A habeas corpus petition under § 2241 must be filed in the district in which the prisoner is confined. In re Jones, 226 F.3d 328, 332 (4th Cir. 2000). To proceed with such a habeas corpus action, the petitioner must prepay a five dollar filing fee or have her application to proceed in forma pauperis granted by the court. See 28 U.S.C. § 1914(a). A § 2241 petition may be used to challenge a federal inmate’s underlying conviction only in limited circumstances. In re Jones, 226 F.3d at 333. Among other things, the petitioner must show that in light of changes in the law after her conviction, her offense conduct could no longer be considered criminal. Id.

Reid is currently incarcerated at a federal prison facility located in the jurisdiction of the United States District Court for the Northern District of Texas. Therefore, that court, not the Western District of Virginia, is the appropriate jurisdiction to adjudicate Reid’s claims under § 2241. Id. at 332. Reid offers no indication in her present motion, however, that she has filed a § 2241 petition in the Northern District of Texas or that she has been granted in forma pauperis status to proceed with a nonfrivolous petition there. Thus, § 753(f) does not authorize this court to provide her the requested transcripts without cost. See MacCollom, 426 U.S. at 322 n.2.

Furthermore, Reid does not state any facts on which she rests her belief that her claims under § 2241 are nonfrivolous. She asserts that in light of the recent Rosemond, she is actually innocent of her convictions for aiding and abetting her codefendant in the possession of a firearm in furtherance of bank robbery and carjacking, in violation of 18 U.S.C. § 924(c).

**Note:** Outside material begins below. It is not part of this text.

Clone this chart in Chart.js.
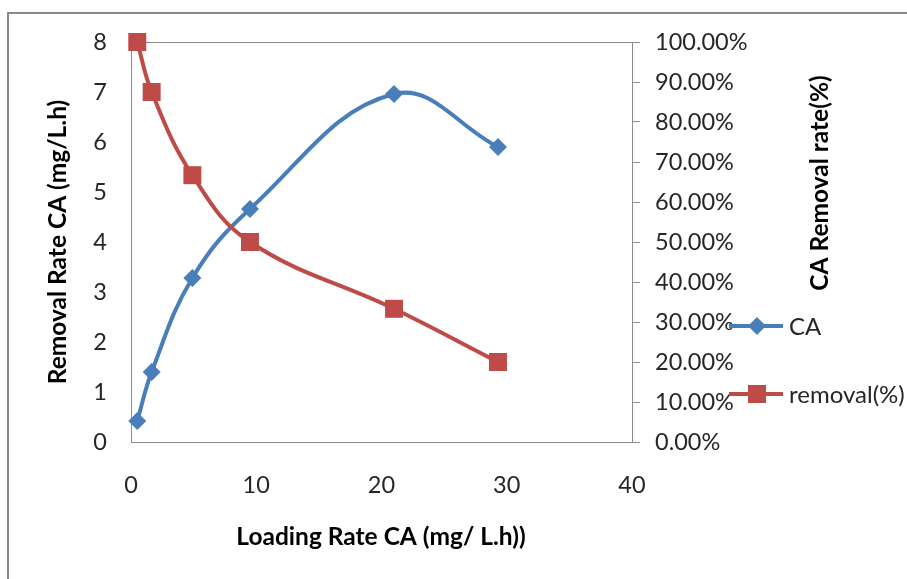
<!DOCTYPE html>
<html>
<head>
<meta charset="utf-8">
<script src="https://cdn.jsdelivr.net/npm/chart.js@4/dist/chart.umd.min.js"></script>
<style>
  html, body { margin: 0; padding: 0; background: #fff; }
  canvas { display: block; }
</style>
</head>
<body>
<canvas id="loadChart" width="907" height="579"></canvas>
<script>
// loading rate (x) shared by both series
const loadingRate = [0.5, 1.65, 4.9, 9.5, 21, 29.3];
// removal rate CA (mg/L.h), left axis
const removalRateCA = [0.42, 1.4, 3.28, 4.66, 6.96, 5.9];
// removal percentage, right axis
const removalPct = [100, 87.5, 66.7, 50, 33.3, 20];

const xTicks = [0, 10, 20, 30, 40];
const yLeftTicks = [0, 1, 2, 3, 4, 5, 6, 7, 8];
const yRightTicks = [0, 10, 20, 30, 40, 50, 60, 70, 80, 90, 100];

const seriesNames = ["CA", "removal(%)"];
const xTitle = "Loading Rate CA (mg/ L.h))";
const yLeftTitle = "Removal Rate CA (mg/L.h)";
const yRightTitle = "CA Removal rate(%)";

const BLUE = "#4a7ebb";
const RED = "#be4b48";
const FONT = "Lato, 'Open Sans', sans-serif";
const TICK_COLOR = "#262626";

const toPoints = (ys) => loadingRate.map((x, i) => ({ x: x, y: ys[i] }));

// frame, plot box, axis titles and legend drawn by hand
const decorations = {
   id: "decorations",
   beforeDraw(chart) {
      const ctx = chart.ctx;
      ctx.save();
      ctx.fillStyle = "#fff";
      ctx.fillRect(0, 0, chart.width, chart.height);
      ctx.strokeStyle = "#898989";
      ctx.lineWidth = 2;
      ctx.strokeRect(8, 13, chart.width + 10, chart.height + 10);
      ctx.restore();
   },
   beforeDatasetsDraw(chart) {
      const { ctx, chartArea: a } = chart;
      ctx.save();
      ctx.strokeStyle = "#8c8c8c";
      ctx.lineWidth = 1;
      ctx.strokeRect(Math.round(a.left) + 0.5, Math.round(a.top) + 0.5,
         Math.round(a.right - a.left), Math.round(a.bottom - a.top));
      ctx.restore();
   },
   afterDraw(chart) {
      const ctx = chart.ctx;
      ctx.save();
      ctx.fillStyle = "#000";
      ctx.font = "bold 24.5px " + FONT;
      ctx.textAlign = "center";
      ctx.textBaseline = "middle";
      ctx.fillText(xTitle, 381, 537);

      ctx.save();
      ctx.translate(58, 242);
      ctx.rotate(-Math.PI / 2);
      ctx.fillText(yLeftTitle, 0, 0);
      ctx.restore();

      ctx.save();
      ctx.translate(820, 183);
      ctx.rotate(-Math.PI / 2);
      ctx.fillText(yRightTitle, 0, 0);
      ctx.restore();

      // legend
      const rows = [
         { y: 326, color: BLUE, style: "diamond", label: seriesNames[0] },
         { y: 394, color: RED, style: "square", label: seriesNames[1] },
      ];
      rows.forEach((r) => {
         ctx.strokeStyle = r.color;
         ctx.lineWidth = 4;
         ctx.beginPath();
         ctx.moveTo(729, r.y);
         ctx.lineTo(783, r.y);
         ctx.stroke();
         ctx.fillStyle = r.color;
         if (r.style === "diamond") {
            ctx.beginPath();
            ctx.moveTo(757, r.y - 9);
            ctx.lineTo(766, r.y);
            ctx.lineTo(757, r.y + 9);
            ctx.lineTo(748, r.y);
            ctx.closePath();
            ctx.fill();
         } else {
            ctx.fillRect(748, r.y - 9, 18, 18);
         }
         ctx.fillStyle = TICK_COLOR;
         ctx.font = "24px " + FONT;
         ctx.textAlign = "left";
         ctx.fillText(r.label, 789, r.y + 1);
      });
      ctx.restore();
   },
};

new Chart(document.getElementById("loadChart"), {
   type: "line",
   data: {
      datasets: [
         {
            label: seriesNames[0],
            data: toPoints(removalRateCA),
            yAxisID: "y",
            borderColor: BLUE,
            backgroundColor: BLUE,
            borderWidth: 4,
            tension: 0.4,
            pointStyle: "rectRot",
            pointRadius: 9,
            pointBorderWidth: 0,
            clip: false,
            order: 1,
         },
         {
            label: seriesNames[1],
            data: toPoints(removalPct),
            yAxisID: "y2",
            borderColor: RED,
            backgroundColor: RED,
            borderWidth: 4,
            tension: 0.4,
            pointStyle: "rect",
            pointRadius: 12.7,
            pointBorderWidth: 0,
            clip: false,
            order: 0,
         },
      ],
   },
   options: {
      responsive: false,
      animation: false,
      events: [],
      layout: { padding: { top: 42, left: 0, right: 0, bottom: 0 } },
      plugins: {
         legend: { display: false },
         tooltip: { enabled: false },
      },
      scales: {
         x: {
            type: "linear",
            min: 0,
            max: 40,
            afterBuildTicks: (s) => { s.ticks = xTicks.map((v) => ({ value: v })); },
            afterFit: (s) => { s.height = 579 - 442; },
            grid: { display: false, drawTicks: false },
            border: { display: false },
            ticks: { padding: 29, color: TICK_COLOR, font: { family: FONT, size: 23.5 } },
         },
         y: {
            position: "left",
            min: 0,
            max: 8,
            afterBuildTicks: (s) => { s.ticks = yLeftTicks.map((v) => ({ value: v })); },
            afterFit: (s) => { s.width = 131; },
            grid: { display: false, drawTicks: false },
            border: { display: false },
            ticks: { padding: 24, color: TICK_COLOR, font: { family: FONT, size: 23.5 } },
         },
         y2: {
            position: "right",
            min: 0,
            max: 100,
            afterBuildTicks: (s) => { s.ticks = yRightTicks.map((v) => ({ value: v })); },
            afterFit: (s) => { s.width = 907 - 632; },
            grid: { drawOnChartArea: false, drawTicks: true, tickLength: 8, color: "#8c8c8c" },
            border: { display: false },
            ticks: {
               padding: 15,
               color: TICK_COLOR,
               font: { family: FONT, size: 23.5 },
               callback: (v) => v.toFixed(2) + "%",
            },
         },
      },
   },
   plugins: [decorations],
});
</script>
</body>
</html>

In Rosemond, the Court reversed a defendant’s conviction for aiding and abetting a § 924(c) offense, finding that it had been error not to instruct the jury that in order to convict, it was necessary that the government prove that the defendant had advance knowledge that a gun would be used. 134 S.Ct. at 1251-52. Reid, who was also convicted of conspiracy to rob a bank and carjack a vehicle, does not state any facts supporting her purported claim that she did not know her codefendant would to use a gun to commit these crimes.

For all of these reasons, it is ORDERED that Reid’s motion (ECF No. 101) is DENIED.